Dans une Europe centrale où les châtelains se font encore des guerres incessantes, Sigismund d’Ehrenburg, lors d’une chasse, s’éprend de la fille de son hôte et lui demande sa main. Le noble est transformé par la vision de cette jeune femme qui semble l’attirer vers un ailleurs. Pas une fille de ferme ou d’auberge, non, un astre autour duquel, lui le Seigneur, va graviter à en perdre sinon la raison du moins la mesure des choses. C'est d'abord un amour absolu, une cohésion des esprits et des corps qui se reconnaissent et qui se donnent l'un à l'autre sans faillir. Puis, avec autant d'amour, s'intalle en Sigismund un trouble, l'autre face dévorante de la passion : la jalousie. Issue de rien, justifiée de rien, elle n'aura de cesse de le tarauder jusqu'au moment terrible.

Parce qu'il l'a vu jouer — innocemment, mais un cœur amoureux ne connaît pas la mesure des choses — avec le jeune page qu'il lui a lui-même donné pour compagnie, Sigismund d'Ehrenburg séquestre cette femme entre toutes qu'il adore, la force à boire dans le crâne fait chope de son « amant » trucidé sur le camp et à rester dans sa  chambre, enfermée, crâne rasé, à expier sa faute. Quelle faute ? celle d'être par trop l'absolu féminin de son maître et mari qu'il en perde toute réalité et, se privant lui-même des grâces de son amour,

« Et plus jamais ma plume n’aura à courir sur le papier puisque je vivrai ! »

Cloîtrée, tondue, tenue pour traître, Albe d’Ehrenburg, entourée des ossements de son page et supposé « amant » qui déchaîna la fureur de Sigismund, écris dans un recueillement fait de quiétude et de sagesse ce que sa situation lui inspire. Aucune amertume, aucune véhémence, c’est une âme parfaitement pure qui s’épanche à la recherche des raisons de son châtiment. Elle ne met pas en cause la décision de son « maître » mais cherche à comprendre, dans le récit qu’elle se fait des événements, ce qui a pu causer tant de trouble et rompre une union si parfaite.

La beauté du récit d'Albe est sa naïveté fondamentale, de la rencontre avec Sigismund (elle le voit cachée derrière un rideau et le reconnaît ntre tous les hommes de l'assistane, du cœur) jusqu'au moment de sa « libération » par un maître qui lui rendra la vie une seconde fois. Elle est indissociable de lui, regrette qu'on veuille la délivrer par la force et, par un magnifique moucvement que seul l'amour peut rendre véritable, apaise la colère de Sigismund par le fait même qu'elle lui donne raison, ou du moins qu'elle accepte ses raisons et tâche de se montrer digne d'une absolution. Sa sagesse semble la mettre à l'abri de la souffrance, pendant ces trois ans d'enfermement, alors que Sigismund est de plus en plus ulcérer par la punition qu'il s'est faite à lui-même en cloîtrant la source même de son bonheur.

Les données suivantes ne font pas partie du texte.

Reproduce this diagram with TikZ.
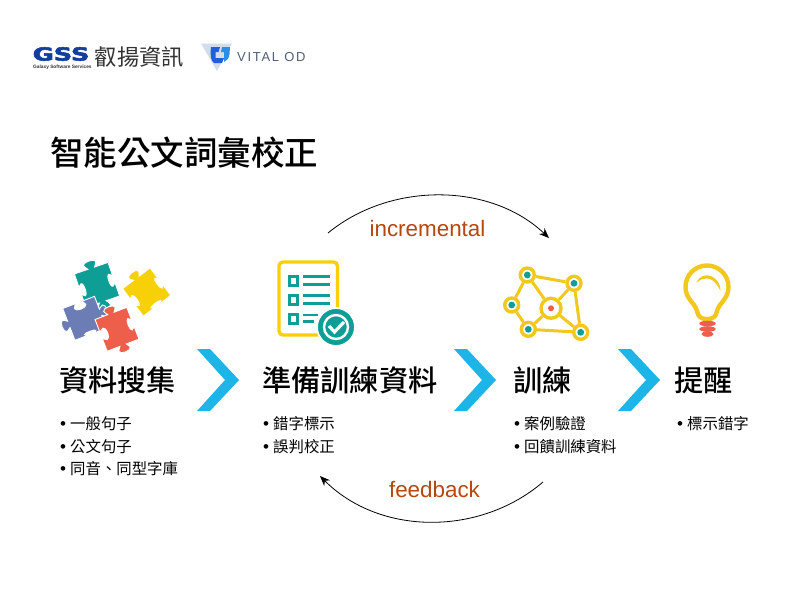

Le récit à double voix pose la même et unique question : que me faut-il abandonner pour être digne à ses propres yeux de l'amour unique et véritable qui porte vers l'autre ? Si l'homme doit abandonner tous ses principes, pleurer, la femme doit abandonner sa liberté parce qu'elle est vouée à son mari comme à un maître en un lien volontaire dont elle est, finalement, le maître. Ce dont Sigismund aura conscience, contemplant les merveilles du monde alentour, alors qu'il va mourir, car l'urgence le rend plus sage. Ce que Seul ce qui brûle a de beau, c’est ce chemin au rebours des usages de l’un vers l’autre cœur, c’est la découverte dans l’autre de l’Absolu de l’amour, « pur Amour, Amour incommensurable ! » qui fait que n’existe rien d’autre. La langue de Christiane Singer est posée et douce et en même temps d’une grande violence, qui pose avec les mots du temps de son récit, le XVIe siècle (1), que de toute barbarie peut sourdre la plus éclatante lumière.



Loïc Di Stefano

(1) On ne s’étonnera que de rhizome ou d’atome qui dénotent de l’ensemble.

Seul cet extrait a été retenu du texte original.